• [The exercise]
Only the lines from the start of the data through the line containing "(r10) -- (r1);" should be written out, exactly as they are, with both ends included and the pictures left out.

• [Raw data]
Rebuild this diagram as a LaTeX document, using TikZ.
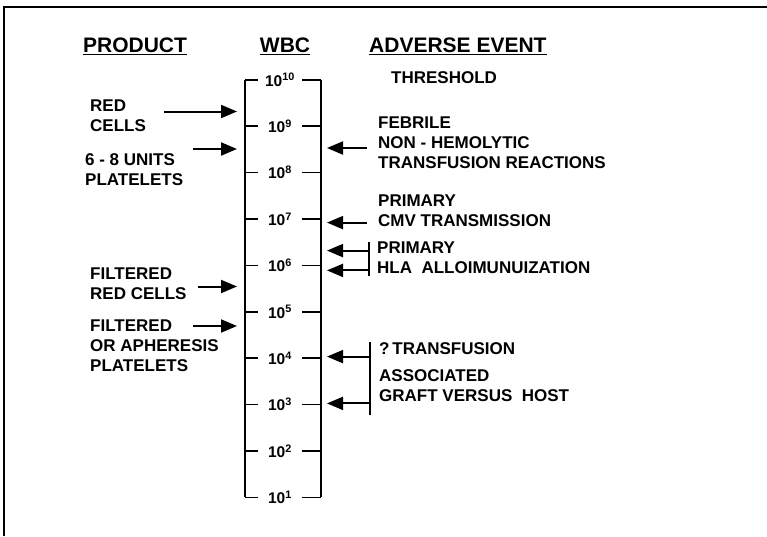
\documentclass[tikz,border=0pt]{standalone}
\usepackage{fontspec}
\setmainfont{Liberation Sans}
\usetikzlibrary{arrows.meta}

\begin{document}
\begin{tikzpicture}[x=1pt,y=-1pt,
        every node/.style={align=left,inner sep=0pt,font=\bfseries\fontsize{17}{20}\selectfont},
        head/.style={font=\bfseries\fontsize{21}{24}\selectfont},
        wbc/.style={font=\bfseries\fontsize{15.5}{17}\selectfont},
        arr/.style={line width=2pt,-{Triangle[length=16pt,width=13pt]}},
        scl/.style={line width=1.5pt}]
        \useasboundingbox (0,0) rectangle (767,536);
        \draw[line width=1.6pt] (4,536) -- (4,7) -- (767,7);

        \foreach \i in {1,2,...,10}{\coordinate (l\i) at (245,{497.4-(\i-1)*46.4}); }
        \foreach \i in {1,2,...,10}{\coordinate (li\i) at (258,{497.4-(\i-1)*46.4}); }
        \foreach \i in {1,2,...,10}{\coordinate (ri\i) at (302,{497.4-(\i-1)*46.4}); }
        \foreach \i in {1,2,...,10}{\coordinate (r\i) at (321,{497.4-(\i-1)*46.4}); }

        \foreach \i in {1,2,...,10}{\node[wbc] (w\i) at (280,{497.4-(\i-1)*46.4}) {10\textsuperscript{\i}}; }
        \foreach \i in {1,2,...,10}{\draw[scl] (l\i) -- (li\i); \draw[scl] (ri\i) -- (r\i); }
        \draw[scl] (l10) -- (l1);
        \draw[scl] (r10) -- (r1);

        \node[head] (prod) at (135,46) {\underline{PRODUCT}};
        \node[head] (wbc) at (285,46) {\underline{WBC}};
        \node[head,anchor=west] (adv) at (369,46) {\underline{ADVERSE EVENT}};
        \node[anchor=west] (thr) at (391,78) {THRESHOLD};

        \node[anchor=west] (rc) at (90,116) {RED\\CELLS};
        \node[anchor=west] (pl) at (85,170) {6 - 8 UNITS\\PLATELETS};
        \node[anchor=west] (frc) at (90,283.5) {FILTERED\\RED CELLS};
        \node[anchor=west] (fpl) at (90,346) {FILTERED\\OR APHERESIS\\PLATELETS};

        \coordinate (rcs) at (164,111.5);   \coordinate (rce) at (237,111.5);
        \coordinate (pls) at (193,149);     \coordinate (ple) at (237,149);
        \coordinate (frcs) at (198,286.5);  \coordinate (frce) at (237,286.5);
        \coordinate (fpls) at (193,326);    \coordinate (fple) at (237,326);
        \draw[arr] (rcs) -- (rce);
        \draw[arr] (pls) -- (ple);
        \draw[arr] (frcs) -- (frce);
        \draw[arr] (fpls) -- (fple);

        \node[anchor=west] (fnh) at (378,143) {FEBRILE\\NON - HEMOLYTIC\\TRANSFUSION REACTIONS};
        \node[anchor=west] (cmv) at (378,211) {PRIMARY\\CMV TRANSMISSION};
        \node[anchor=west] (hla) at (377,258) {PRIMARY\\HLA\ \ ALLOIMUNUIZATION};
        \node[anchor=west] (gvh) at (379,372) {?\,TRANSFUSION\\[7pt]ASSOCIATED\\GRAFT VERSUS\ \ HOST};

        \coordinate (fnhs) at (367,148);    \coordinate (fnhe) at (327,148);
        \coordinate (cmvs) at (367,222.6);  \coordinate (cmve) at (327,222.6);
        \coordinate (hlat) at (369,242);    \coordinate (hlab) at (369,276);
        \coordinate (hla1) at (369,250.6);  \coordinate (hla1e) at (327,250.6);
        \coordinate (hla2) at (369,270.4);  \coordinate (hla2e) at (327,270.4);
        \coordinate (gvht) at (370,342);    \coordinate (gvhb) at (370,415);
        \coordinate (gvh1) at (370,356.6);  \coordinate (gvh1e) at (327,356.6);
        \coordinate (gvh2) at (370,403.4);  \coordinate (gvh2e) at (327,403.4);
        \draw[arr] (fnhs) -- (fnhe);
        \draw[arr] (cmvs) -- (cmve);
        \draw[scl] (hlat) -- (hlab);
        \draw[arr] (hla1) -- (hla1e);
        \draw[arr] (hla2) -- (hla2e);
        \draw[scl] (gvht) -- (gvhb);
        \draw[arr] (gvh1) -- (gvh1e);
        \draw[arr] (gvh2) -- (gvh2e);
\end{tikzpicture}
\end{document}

• [Response]
Rebuild this diagram as a LaTeX document, using TikZ.
\documentclass[tikz,border=0pt]{standalone}
\usepackage{fontspec}
\setmainfont{Liberation Sans}
\usetikzlibrary{arrows.meta}

\begin{document}
\begin{tikzpicture}[x=1pt,y=-1pt,
        every node/.style={align=left,inner sep=0pt,font=\bfseries\fontsize{17}{20}\selectfont},
        head/.style={font=\bfseries\fontsize{21}{24}\selectfont},
        wbc/.style={font=\bfseries\fontsize{15.5}{17}\selectfont},
        arr/.style={line width=2pt,-{Triangle[length=16pt,width=13pt]}},
        scl/.style={line width=1.5pt}]
        \useasboundingbox (0,0) rectangle (767,536);
        \draw[line width=1.6pt] (4,536) -- (4,7) -- (767,7);

        \foreach \i in {1,2,...,10}{\coordinate (l\i) at (245,{497.4-(\i-1)*46.4}); }
        \foreach \i in {1,2,...,10}{\coordinate (li\i) at (258,{497.4-(\i-1)*46.4}); }
        \foreach \i in {1,2,...,10}{\coordinate (ri\i) at (302,{497.4-(\i-1)*46.4}); }
        \foreach \i in {1,2,...,10}{\coordinate (r\i) at (321,{497.4-(\i-1)*46.4}); }

        \foreach \i in {1,2,...,10}{\node[wbc] (w\i) at (280,{497.4-(\i-1)*46.4}) {10\textsuperscript{\i}}; }
        \foreach \i in {1,2,...,10}{\draw[scl] (l\i) -- (li\i); \draw[scl] (ri\i) -- (r\i); }
        \draw[scl] (l10) -- (l1);
        \draw[scl] (r10) -- (r1);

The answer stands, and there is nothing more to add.